[BEGIN]

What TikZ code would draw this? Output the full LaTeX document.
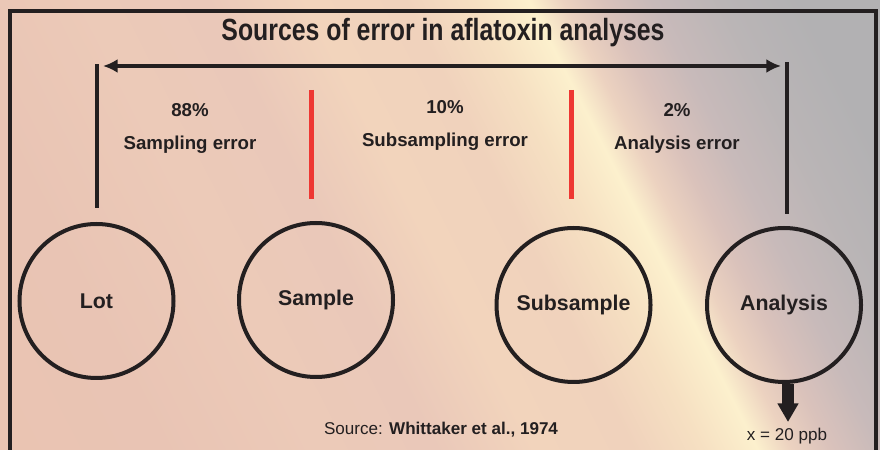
\documentclass[tikz,border=0pt]{standalone}
\usepackage{fontspec}
\setmainfont{Liberation Sans}
\newfontfamily\titulofont[FakeStretch=0.81]{Liberation Sans}
\usetikzlibrary{positioning}
\usetikzlibrary{arrows.meta}
\usetikzlibrary{calc}
\definecolor{figTinta}{RGB}{35,31,32}
\definecolor{figRojo}{RGB}{238,55,50}
\definecolor{fondoA}{RGB}{234,196,178}
\definecolor{fondoB}{RGB}{233,196,180}
\definecolor{fondoC}{RGB}{236,202,184}
\definecolor{fondoD}{RGB}{234,200,185}
\definecolor{fondoE}{RGB}{242,212,188}
\definecolor{fondoF}{RGB}{240,210,188}
\definecolor{fondoG}{RGB}{246,224,194}
\definecolor{fondoH}{RGB}{252,240,205}
\definecolor{fondoI}{RGB}{236,210,192}
\definecolor{fondoJ}{RGB}{218,194,187}
\definecolor{fondoK}{RGB}{200,186,186}
\definecolor{fondoL}{RGB}{186,181,182}
\definecolor{fondoM}{RGB}{178,177,179}
\pgfdeclarehorizontalshading{fondo}{100bp}{%
  color(0bp)=(fondoA); color(22bp)=(fondoA); color(30bp)=(fondoB);
  color(38bp)=(fondoC); color(44bp)=(fondoD); color(49bp)=(fondoE);
  color(54bp)=(fondoF); color(57.5bp)=(fondoG); color(60.3bp)=(fondoH);
  color(62bp)=(fondoI); color(64bp)=(fondoJ); color(66.5bp)=(fondoK);
  color(70bp)=(fondoL); color(74bp)=(fondoM); color(100bp)=(fondoM)}
\tikzset{
  etapa/.style={
    circle, draw=figTinta, line width=3pt, minimum size=115.5pt,
    inner sep=0pt, text=figTinta, font=\bfseries\fontsize{16}{19}\selectfont
  },
  rotulo/.style={
    inner sep=0pt, text=figTinta, font=\bfseries\fontsize{14}{17}\selectfont
  },
  nota/.style={
    inner sep=0pt, text=figTinta, font=\fontsize{12.8}{15}\selectfont
  },
  titulo/.style={
    inner sep=0pt, text=figTinta, font=\titulofont\bfseries\fontsize{23}{27}\selectfont
  },
  marco/.style={draw=figTinta, line width=3pt},
  barra/.style={draw=figTinta, line width=3pt},
  barraroja/.style={draw=figRojo, line width=3.75pt},
  flechadoble/.style={{Latex[length=11pt,width=10.5pt]}-{Latex[length=11pt,width=10.5pt]}, line width=3pt, draw=figTinta},
  flechagruesa/.style={-{Triangle[length=14pt,width=15pt]}, line width=9pt, draw=figTinta}
}
\begin{document}
\begin{tikzpicture}[x=0.75pt,y=0.75pt]
  \useasboundingbox (0,0) rectangle (880,449);
  \clip (0,0) rectangle (880,449);
  \shade[shading=fondo, shading angle=27] (0,-215.5) rectangle (880,664.5);
  \draw[marco] (10,-10) |- (876,438) -- (876,-10);

  \node[titulo] (titulo) at (443,416) {Sources of error in aflatoxin analyses};

  % etapas
  \node[etapa] (lot) at (96.5,148) {Lot};
  \node[etapa] (sample) at (316,149) {Sample};
  \node[etapa] (subsample) at (573.5,144) {Subsample};
  \node[etapa] (analysis) at (784,144) {Analysis};

  % barras y flecha superior
  \coordinate (izq) at (97,385);
  \coordinate (der) at (787,387);
  \draw[barra] ($(lot.north)+(0.5,14)$) -- (izq);
  \draw[barra] ($(analysis.north)+(3,12)$) -- (der);
  \draw[flechadoble] (103,383) coordinate (flechaizq) -- (781,383) coordinate (flechader);
  \draw[barraroja] (311,359) -- (311,250);
  \draw[barraroja] (571,359) -- (571,250);

  % porcentajes
  \node[rotulo] (pctlot) at (190,339) {88\%};
  \node[rotulo] (errlot) at (190,304) {Sampling error};
  \node[rotulo] (pctsub) at (445,342) {10\%};
  \node[rotulo] (errsub) at (445,307) {Subsampling error};
  \node[rotulo] (pctana) at (677,339) {2\%};
  \node[rotulo] (errana) at (677,304) {Analysis error};

  % resultado
  \coordinate (punta) at (788,27);
  \draw[flechagruesa] (punta |- analysis.south) -- (punta);
  \node[nota] (ppb) at (787,13) {x = 20 ppb};
  \node[nota] (fuente) at (441,19) {Source: \textbf{Whittaker et al., 1974}};
\end{tikzpicture}
\end{document}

[END]

◆ Exercise description:
Using the data above, print every line exactly, omitting pictures.

◆ Expected answer:
What TikZ code would draw this? Output the full LaTeX document.
\documentclass[tikz,border=0pt]{standalone}
\usepackage{fontspec}
\setmainfont{Liberation Sans}
\newfontfamily\titulofont[FakeStretch=0.81]{Liberation Sans}
\usetikzlibrary{positioning}
\usetikzlibrary{arrows.meta}
\usetikzlibrary{calc}
\definecolor{figTinta}{RGB}{35,31,32}
\definecolor{figRojo}{RGB}{238,55,50}
\definecolor{fondoA}{RGB}{234,196,178}
\definecolor{fondoB}{RGB}{233,196,180}
\definecolor{fondoC}{RGB}{236,202,184}
\definecolor{fondoD}{RGB}{234,200,185}
\definecolor{fondoE}{RGB}{242,212,188}
\definecolor{fondoF}{RGB}{240,210,188}
\definecolor{fondoG}{RGB}{246,224,194}
\definecolor{fondoH}{RGB}{252,240,205}
\definecolor{fondoI}{RGB}{236,210,192}
\definecolor{fondoJ}{RGB}{218,194,187}
\definecolor{fondoK}{RGB}{200,186,186}
\definecolor{fondoL}{RGB}{186,181,182}
\definecolor{fondoM}{RGB}{178,177,179}
\pgfdeclarehorizontalshading{fondo}{100bp}{%
  color(0bp)=(fondoA); color(22bp)=(fondoA); color(30bp)=(fondoB);
  color(38bp)=(fondoC); color(44bp)=(fondoD); color(49bp)=(fondoE);
  color(54bp)=(fondoF); color(57.5bp)=(fondoG); color(60.3bp)=(fondoH);
  color(62bp)=(fondoI); color(64bp)=(fondoJ); color(66.5bp)=(fondoK);
  color(70bp)=(fondoL); color(74bp)=(fondoM); color(100bp)=(fondoM)}
\tikzset{
  etapa/.style={
    circle, draw=figTinta, line width=3pt, minimum size=115.5pt,
    inner sep=0pt, text=figTinta, font=\bfseries\fontsize{16}{19}\selectfont
  },
  rotulo/.style={
    inner sep=0pt, text=figTinta, font=\bfseries\fontsize{14}{17}\selectfont
  },
  nota/.style={
    inner sep=0pt, text=figTinta, font=\fontsize{12.8}{15}\selectfont
  },
  titulo/.style={
    inner sep=0pt, text=figTinta, font=\titulofont\bfseries\fontsize{23}{27}\selectfont
  },
  marco/.style={draw=figTinta, line width=3pt},
  barra/.style={draw=figTinta, line width=3pt},
  barraroja/.style={draw=figRojo, line width=3.75pt},
  flechadoble/.style={{Latex[length=11pt,width=10.5pt]}-{Latex[length=11pt,width=10.5pt]}, line width=3pt, draw=figTinta},
  flechagruesa/.style={-{Triangle[length=14pt,width=15pt]}, line width=9pt, draw=figTinta}
}
\begin{document}
\begin{tikzpicture}[x=0.75pt,y=0.75pt]
  \useasboundingbox (0,0) rectangle (880,449);
  \clip (0,0) rectangle (880,449);
  \shade[shading=fondo, shading angle=27] (0,-215.5) rectangle (880,664.5);
  \draw[marco] (10,-10) |- (876,438) -- (876,-10);

  \node[titulo] (titulo) at (443,416) {Sources of error in aflatoxin analyses};

  % etapas
  \node[etapa] (lot) at (96.5,148) {Lot};
  \node[etapa] (sample) at (316,149) {Sample};
  \node[etapa] (subsample) at (573.5,144) {Subsample};
  \node[etapa] (analysis) at (784,144) {Analysis};

  % barras y flecha superior
  \coordinate (izq) at (97,385);
  \coordinate (der) at (787,387);
  \draw[barra] ($(lot.north)+(0.5,14)$) -- (izq);
  \draw[barra] ($(analysis.north)+(3,12)$) -- (der);
  \draw[flechadoble] (103,383) coordinate (flechaizq) -- (781,383) coordinate (flechader);
  \draw[barraroja] (311,359) -- (311,250);
  \draw[barraroja] (571,359) -- (571,250);

  % porcentajes
  \node[rotulo] (pctlot) at (190,339) {88\%};
  \node[rotulo] (errlot) at (190,304) {Sampling error};
  \node[rotulo] (pctsub) at (445,342) {10\%};
  \node[rotulo] (errsub) at (445,307) {Subsampling error};
  \node[rotulo] (pctana) at (677,339) {2\%};
  \node[rotulo] (errana) at (677,304) {Analysis error};

  % resultado
  \coordinate (punta) at (788,27);
  \draw[flechagruesa] (punta |- analysis.south) -- (punta);
  \node[nota] (ppb) at (787,13) {x = 20 ppb};
  \node[nota] (fuente) at (441,19) {Source: \textbf{Whittaker et al., 1974}};
\end{tikzpicture}
\end{document}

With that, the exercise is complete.